There is always the risk that people take the inner life with a little bit too much solemnity. Two quotes on this from quite different sources:
Pride is the downward drag of all things into an easy solemnity. One “settles down” into a sort of selfish seriousness. Seriousness is not a virtue. It would be a heresy, but a much more sensible heresy, to say that seriousness is a vice. It is really a natural trend or lapse into taking one’s self gravely, because it is the easiest thing to do. For solemnity flows out of men naturally; but laughter is a leap. It is easy to be heavy: hard to be light. Satan fell by the force of gravity.
G. K Chesterson
One of the big problems in meditation is that we can take ourselves too seriously. We can see ourselves as religious people dedicated towards serious things, such as realising truth.
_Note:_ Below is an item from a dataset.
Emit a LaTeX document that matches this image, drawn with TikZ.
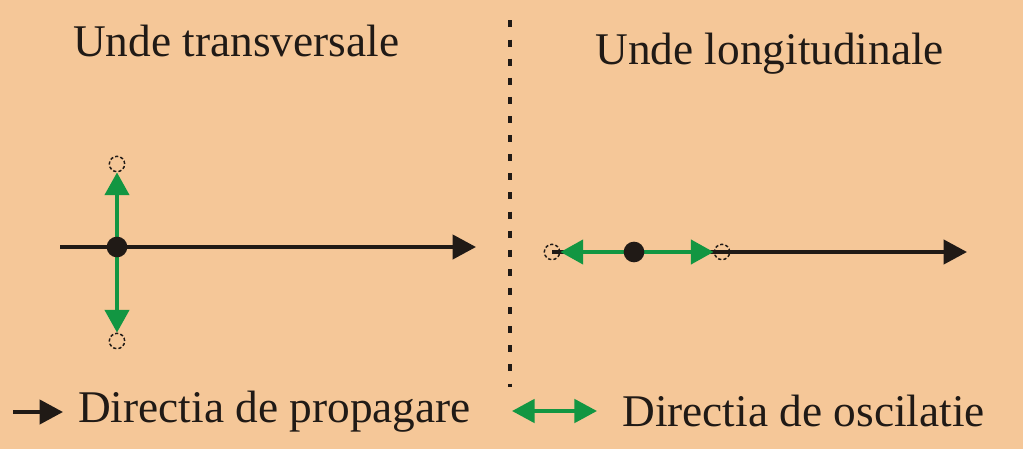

We feel important; we are not just frivolous or ordinary people, going about our lives, just going shopping in the supermarket and watching television. Of course this seriousness has advantages; it might encourage us to give up foolish activities for more serious ones. But the process can lead to arrogance and conceit: a sense of being someone who has special mission or some goal of helping people, or of being exceptional in some way… This conceit, this arrogance of our human state is a problem that has been going on since Adam and Eve, or since Lucifer was thrown out of heaven. It’s a kind of pride that can make human beings lose all perspective; so we need humour to point to the absurdity of our self-obsession.